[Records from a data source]
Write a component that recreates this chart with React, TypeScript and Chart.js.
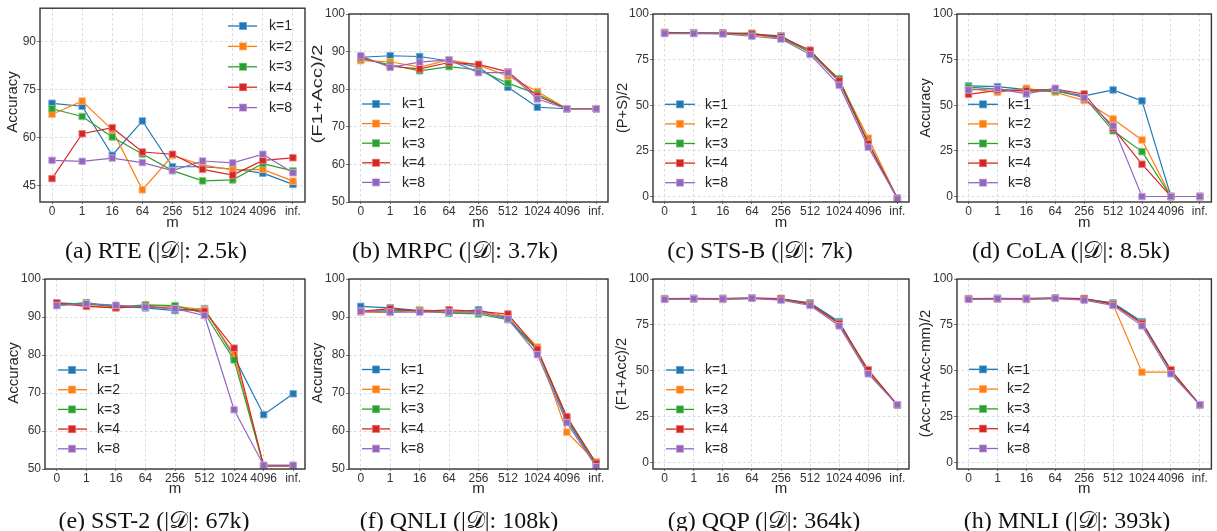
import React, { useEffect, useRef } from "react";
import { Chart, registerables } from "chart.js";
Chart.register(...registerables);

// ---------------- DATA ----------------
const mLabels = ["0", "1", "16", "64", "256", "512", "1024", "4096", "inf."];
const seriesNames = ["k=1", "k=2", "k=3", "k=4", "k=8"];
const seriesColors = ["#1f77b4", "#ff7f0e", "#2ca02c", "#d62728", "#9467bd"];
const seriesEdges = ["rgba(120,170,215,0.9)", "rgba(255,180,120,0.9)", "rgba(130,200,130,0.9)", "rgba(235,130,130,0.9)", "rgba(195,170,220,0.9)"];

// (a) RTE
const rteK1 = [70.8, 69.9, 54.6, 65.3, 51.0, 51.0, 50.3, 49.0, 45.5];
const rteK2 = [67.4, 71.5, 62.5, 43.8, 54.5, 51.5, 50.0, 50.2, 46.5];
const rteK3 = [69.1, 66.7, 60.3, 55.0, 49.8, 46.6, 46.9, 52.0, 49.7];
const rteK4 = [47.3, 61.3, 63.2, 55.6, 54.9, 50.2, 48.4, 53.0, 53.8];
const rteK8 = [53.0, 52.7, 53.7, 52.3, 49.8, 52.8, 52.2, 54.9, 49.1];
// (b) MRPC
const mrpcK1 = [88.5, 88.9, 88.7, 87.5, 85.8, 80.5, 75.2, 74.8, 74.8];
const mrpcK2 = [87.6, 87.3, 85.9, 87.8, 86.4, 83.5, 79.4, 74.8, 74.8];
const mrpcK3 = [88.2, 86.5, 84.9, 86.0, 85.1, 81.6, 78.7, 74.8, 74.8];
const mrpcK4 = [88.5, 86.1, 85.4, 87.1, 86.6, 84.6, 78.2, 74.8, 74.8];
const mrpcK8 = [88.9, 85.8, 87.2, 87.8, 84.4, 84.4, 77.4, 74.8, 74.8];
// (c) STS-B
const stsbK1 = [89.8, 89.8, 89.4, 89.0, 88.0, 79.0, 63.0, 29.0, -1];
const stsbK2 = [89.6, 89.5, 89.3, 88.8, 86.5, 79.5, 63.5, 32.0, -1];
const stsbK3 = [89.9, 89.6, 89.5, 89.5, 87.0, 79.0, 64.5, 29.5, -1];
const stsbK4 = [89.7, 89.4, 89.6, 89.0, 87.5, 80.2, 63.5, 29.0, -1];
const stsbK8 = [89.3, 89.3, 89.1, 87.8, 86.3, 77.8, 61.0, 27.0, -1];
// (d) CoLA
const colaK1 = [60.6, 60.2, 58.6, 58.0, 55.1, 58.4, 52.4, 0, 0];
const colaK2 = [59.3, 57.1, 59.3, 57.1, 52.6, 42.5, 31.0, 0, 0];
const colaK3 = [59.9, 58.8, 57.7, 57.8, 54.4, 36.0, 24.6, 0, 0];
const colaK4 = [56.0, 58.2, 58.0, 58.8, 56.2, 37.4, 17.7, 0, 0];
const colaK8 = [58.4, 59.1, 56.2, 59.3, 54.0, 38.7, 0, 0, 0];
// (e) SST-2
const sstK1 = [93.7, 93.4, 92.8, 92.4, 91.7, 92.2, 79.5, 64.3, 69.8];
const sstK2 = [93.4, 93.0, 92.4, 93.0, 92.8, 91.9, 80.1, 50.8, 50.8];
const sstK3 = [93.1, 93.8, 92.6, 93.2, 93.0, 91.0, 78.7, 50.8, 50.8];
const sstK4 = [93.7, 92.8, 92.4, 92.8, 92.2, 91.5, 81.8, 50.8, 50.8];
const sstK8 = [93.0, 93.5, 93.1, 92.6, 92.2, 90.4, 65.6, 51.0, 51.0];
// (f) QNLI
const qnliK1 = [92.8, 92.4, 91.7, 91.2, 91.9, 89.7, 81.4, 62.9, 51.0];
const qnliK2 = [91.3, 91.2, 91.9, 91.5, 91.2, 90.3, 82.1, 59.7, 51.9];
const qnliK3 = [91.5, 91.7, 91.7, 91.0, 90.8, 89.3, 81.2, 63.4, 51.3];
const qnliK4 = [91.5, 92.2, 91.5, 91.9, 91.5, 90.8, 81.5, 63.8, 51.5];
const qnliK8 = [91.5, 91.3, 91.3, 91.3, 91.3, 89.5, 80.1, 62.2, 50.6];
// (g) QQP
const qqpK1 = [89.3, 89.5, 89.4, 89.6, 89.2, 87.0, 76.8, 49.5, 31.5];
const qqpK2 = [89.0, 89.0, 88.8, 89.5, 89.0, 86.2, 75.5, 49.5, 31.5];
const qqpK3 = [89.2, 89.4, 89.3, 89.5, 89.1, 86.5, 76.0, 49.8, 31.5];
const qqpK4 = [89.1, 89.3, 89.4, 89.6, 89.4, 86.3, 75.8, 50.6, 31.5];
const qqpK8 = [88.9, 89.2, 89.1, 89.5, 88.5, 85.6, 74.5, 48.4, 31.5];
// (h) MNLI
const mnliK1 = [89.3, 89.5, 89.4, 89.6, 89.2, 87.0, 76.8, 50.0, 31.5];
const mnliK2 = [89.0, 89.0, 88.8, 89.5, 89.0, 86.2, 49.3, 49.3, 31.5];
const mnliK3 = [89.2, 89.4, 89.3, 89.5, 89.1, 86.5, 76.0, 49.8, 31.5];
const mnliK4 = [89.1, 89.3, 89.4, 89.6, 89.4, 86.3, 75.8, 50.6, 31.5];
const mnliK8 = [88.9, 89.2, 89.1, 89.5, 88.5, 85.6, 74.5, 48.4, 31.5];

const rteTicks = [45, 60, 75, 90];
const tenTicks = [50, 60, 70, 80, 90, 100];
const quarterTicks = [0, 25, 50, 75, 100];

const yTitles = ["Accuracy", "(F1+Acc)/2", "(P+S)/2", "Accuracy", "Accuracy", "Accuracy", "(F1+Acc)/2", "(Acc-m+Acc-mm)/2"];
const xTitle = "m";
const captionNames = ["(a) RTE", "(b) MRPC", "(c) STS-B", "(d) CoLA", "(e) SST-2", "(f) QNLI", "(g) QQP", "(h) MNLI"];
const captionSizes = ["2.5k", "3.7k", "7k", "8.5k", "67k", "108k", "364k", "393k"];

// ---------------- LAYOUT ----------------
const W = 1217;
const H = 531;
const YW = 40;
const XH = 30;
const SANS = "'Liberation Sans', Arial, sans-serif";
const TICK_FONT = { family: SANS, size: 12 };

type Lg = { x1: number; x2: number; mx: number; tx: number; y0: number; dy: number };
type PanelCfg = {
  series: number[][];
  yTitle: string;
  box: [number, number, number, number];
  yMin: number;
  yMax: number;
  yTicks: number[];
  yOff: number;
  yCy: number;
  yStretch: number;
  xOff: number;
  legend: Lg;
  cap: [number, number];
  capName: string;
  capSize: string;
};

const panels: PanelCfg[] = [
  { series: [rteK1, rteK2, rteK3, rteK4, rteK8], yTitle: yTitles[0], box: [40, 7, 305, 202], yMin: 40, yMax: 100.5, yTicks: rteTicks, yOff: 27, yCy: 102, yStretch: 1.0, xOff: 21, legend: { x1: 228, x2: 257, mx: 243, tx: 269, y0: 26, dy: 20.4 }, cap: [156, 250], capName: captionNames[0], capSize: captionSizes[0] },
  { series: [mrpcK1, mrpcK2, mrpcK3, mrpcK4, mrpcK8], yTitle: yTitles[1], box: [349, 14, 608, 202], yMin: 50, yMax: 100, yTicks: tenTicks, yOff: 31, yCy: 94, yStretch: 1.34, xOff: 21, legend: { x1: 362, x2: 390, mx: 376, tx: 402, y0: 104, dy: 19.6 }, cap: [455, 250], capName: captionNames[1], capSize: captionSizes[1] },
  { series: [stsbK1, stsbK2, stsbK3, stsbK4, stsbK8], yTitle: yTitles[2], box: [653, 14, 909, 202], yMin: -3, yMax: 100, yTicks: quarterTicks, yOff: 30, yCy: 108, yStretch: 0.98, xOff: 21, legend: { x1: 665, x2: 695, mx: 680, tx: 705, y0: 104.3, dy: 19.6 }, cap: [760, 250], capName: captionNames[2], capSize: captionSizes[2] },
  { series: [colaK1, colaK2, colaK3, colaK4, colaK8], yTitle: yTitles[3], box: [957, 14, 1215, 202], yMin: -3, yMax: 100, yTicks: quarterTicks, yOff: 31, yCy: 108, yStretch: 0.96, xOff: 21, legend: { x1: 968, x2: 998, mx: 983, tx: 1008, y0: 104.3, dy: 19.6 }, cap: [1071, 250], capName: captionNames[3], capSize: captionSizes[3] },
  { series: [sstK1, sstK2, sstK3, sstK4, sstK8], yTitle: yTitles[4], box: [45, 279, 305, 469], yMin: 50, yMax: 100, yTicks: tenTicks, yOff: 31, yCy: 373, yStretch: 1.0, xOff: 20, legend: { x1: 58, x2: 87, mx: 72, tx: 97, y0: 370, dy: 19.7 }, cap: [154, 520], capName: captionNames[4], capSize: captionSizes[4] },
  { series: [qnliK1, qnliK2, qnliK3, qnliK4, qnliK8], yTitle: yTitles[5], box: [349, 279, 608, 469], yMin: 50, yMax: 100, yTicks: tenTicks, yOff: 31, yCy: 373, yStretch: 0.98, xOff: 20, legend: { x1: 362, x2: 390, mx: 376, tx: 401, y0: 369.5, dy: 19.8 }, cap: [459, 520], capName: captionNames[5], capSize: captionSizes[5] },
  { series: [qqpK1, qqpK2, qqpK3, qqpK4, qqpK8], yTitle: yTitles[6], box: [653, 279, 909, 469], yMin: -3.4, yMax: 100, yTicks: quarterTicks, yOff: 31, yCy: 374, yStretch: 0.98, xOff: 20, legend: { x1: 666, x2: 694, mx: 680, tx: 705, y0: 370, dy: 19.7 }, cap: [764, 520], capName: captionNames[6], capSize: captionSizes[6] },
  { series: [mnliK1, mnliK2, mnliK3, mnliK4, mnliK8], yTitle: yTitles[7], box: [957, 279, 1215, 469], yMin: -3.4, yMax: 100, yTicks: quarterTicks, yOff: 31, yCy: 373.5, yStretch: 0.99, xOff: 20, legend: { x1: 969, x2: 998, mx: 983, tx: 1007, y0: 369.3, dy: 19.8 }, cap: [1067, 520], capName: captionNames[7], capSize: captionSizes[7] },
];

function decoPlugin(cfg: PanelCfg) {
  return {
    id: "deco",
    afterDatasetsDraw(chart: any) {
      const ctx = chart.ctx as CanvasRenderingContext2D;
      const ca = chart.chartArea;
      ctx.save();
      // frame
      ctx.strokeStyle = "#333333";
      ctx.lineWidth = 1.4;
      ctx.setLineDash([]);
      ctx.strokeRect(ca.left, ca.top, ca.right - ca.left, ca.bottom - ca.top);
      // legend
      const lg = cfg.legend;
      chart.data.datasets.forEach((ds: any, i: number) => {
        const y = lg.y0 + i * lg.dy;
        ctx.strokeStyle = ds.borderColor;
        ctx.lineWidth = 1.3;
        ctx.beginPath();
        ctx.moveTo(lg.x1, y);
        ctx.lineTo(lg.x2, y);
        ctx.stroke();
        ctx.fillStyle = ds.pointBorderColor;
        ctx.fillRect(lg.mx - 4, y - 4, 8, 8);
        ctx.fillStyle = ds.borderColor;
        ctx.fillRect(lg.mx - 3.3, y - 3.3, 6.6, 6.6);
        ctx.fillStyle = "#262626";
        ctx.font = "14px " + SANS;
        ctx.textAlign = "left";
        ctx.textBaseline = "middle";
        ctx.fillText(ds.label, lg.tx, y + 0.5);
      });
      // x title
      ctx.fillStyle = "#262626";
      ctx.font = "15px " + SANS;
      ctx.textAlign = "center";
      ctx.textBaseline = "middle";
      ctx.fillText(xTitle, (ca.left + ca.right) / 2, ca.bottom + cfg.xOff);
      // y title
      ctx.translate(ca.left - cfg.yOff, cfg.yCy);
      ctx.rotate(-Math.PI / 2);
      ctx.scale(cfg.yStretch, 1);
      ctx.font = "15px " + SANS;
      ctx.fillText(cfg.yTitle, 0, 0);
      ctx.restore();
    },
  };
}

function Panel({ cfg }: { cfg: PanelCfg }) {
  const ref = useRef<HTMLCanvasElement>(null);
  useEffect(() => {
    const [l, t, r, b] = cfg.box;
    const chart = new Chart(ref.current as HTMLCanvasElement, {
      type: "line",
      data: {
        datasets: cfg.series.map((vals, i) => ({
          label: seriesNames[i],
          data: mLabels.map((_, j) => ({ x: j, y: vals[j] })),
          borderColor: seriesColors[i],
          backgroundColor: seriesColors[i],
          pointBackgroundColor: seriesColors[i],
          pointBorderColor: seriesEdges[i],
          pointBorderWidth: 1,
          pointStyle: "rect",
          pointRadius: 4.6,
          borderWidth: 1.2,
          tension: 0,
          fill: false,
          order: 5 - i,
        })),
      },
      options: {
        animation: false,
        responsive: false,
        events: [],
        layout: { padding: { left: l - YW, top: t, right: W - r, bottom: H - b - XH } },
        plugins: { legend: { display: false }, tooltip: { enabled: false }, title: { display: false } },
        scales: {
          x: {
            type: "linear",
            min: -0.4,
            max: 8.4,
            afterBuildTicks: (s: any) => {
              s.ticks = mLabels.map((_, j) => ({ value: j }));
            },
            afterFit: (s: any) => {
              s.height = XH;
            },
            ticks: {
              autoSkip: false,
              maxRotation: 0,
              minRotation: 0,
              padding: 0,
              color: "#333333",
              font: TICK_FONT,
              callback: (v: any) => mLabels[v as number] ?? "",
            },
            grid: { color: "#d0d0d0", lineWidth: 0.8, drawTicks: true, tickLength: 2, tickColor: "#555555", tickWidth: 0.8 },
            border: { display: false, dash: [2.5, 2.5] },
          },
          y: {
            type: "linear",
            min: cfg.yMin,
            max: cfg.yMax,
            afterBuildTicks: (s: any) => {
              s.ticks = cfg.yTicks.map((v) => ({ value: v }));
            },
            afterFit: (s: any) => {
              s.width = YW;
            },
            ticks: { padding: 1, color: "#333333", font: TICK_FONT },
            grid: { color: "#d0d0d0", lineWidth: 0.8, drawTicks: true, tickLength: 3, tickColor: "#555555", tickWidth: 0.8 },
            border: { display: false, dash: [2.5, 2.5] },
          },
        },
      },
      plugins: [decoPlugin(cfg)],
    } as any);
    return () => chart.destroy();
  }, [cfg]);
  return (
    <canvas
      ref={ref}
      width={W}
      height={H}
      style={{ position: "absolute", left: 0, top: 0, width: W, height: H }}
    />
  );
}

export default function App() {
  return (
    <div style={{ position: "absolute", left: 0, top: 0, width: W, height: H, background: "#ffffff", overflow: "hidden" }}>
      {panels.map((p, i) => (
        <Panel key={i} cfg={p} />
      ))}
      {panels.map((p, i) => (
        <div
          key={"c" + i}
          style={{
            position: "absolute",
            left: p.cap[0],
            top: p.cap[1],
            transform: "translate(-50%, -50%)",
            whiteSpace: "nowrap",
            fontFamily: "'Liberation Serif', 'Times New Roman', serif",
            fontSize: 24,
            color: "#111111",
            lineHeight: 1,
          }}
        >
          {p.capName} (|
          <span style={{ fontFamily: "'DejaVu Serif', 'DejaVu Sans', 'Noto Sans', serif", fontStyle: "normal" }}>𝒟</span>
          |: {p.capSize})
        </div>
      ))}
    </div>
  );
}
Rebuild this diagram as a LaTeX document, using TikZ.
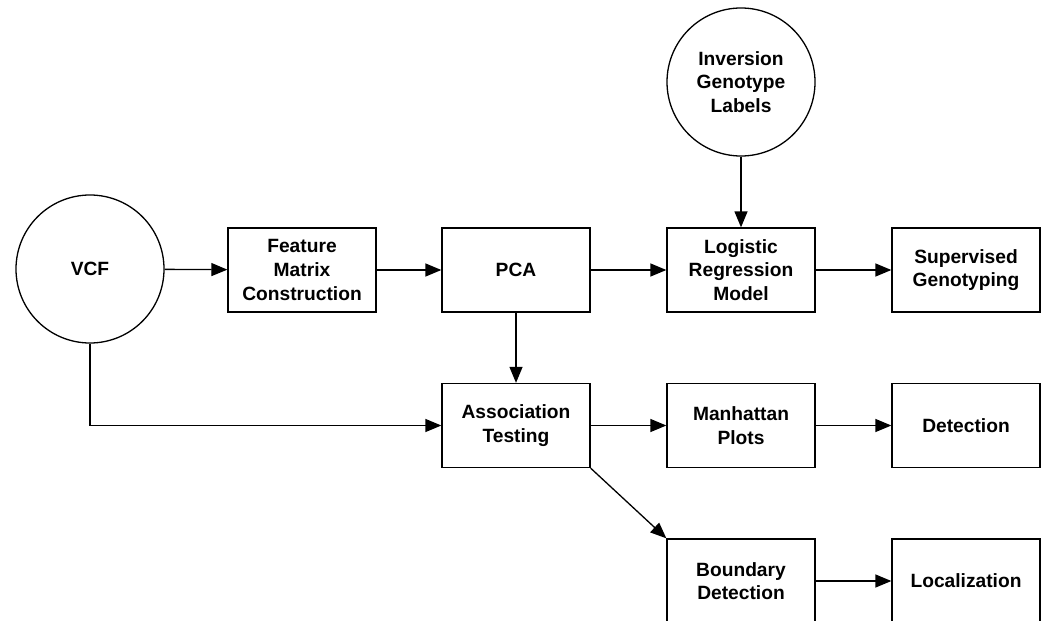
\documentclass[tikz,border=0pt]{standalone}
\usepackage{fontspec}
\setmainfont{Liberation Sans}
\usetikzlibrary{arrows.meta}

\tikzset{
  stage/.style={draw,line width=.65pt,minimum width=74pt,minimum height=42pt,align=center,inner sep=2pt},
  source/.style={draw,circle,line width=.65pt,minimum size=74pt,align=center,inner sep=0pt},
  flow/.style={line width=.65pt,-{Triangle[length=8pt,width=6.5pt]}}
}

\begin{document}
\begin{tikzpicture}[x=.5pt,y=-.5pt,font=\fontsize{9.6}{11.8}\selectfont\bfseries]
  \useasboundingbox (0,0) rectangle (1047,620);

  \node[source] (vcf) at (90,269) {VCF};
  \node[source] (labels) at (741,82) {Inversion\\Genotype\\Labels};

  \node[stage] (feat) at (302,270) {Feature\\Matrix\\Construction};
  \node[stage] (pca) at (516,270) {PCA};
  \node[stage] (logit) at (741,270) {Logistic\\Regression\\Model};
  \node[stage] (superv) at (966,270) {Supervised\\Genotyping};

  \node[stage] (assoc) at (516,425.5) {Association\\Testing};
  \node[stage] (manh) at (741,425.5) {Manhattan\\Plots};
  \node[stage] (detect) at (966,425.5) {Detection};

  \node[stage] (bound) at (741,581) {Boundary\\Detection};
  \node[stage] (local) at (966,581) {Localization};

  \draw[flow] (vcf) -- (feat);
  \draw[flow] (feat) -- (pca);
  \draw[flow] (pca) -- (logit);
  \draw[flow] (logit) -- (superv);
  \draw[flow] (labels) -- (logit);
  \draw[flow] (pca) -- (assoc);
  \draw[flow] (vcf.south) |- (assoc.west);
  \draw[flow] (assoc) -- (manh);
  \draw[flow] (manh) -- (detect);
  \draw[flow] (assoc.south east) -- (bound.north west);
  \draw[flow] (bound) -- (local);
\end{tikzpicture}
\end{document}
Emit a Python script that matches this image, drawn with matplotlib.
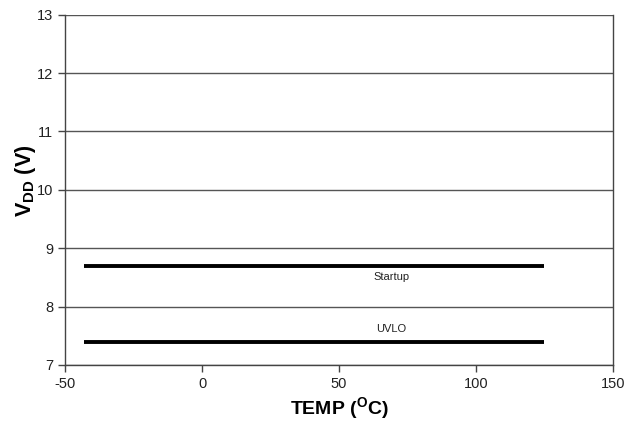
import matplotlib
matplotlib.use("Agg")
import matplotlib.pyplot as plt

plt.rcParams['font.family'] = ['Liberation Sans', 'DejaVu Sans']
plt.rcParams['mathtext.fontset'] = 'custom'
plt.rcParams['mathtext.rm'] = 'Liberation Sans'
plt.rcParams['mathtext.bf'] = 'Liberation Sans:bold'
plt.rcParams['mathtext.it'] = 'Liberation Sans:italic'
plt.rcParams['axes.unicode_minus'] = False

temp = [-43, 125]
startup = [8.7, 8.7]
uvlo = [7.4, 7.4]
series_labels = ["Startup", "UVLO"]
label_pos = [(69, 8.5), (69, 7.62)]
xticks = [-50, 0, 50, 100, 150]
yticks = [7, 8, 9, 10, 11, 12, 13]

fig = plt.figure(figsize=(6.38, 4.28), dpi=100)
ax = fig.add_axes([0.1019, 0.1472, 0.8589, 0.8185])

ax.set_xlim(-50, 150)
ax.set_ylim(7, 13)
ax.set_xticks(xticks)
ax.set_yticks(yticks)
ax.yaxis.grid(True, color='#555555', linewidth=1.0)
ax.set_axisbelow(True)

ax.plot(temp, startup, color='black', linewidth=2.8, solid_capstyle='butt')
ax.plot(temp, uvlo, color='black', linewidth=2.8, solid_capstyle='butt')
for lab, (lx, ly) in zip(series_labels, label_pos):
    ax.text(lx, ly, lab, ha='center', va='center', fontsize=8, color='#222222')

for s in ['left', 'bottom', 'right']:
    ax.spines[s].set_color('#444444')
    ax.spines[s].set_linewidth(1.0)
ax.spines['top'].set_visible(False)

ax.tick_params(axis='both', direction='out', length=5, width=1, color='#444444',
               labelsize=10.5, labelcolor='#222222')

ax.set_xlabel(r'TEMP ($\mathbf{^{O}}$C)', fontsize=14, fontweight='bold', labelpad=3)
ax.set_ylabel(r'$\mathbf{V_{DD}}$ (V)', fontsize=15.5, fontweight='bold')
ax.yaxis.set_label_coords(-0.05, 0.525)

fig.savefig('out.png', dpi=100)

Exercise prompt
Nothing but the lines from the one containing "Rebuild this diagram" through the one containing "(labels) at (741,82)" should be echoed, each exactly as it stands; pictures are excluded.

Written answer
Rebuild this diagram as a LaTeX document, using TikZ.
\documentclass[tikz,border=0pt]{standalone}
\usepackage{fontspec}
\setmainfont{Liberation Sans}
\usetikzlibrary{arrows.meta}

\tikzset{
  stage/.style={draw,line width=.65pt,minimum width=74pt,minimum height=42pt,align=center,inner sep=2pt},
  source/.style={draw,circle,line width=.65pt,minimum size=74pt,align=center,inner sep=0pt},
  flow/.style={line width=.65pt,-{Triangle[length=8pt,width=6.5pt]}}
}

\begin{document}
\begin{tikzpicture}[x=.5pt,y=-.5pt,font=\fontsize{9.6}{11.8}\selectfont\bfseries]
  \useasboundingbox (0,0) rectangle (1047,620);

  \node[source] (vcf) at (90,269) {VCF};
  \node[source] (labels) at (741,82) {Inversion\\Genotype\\Labels};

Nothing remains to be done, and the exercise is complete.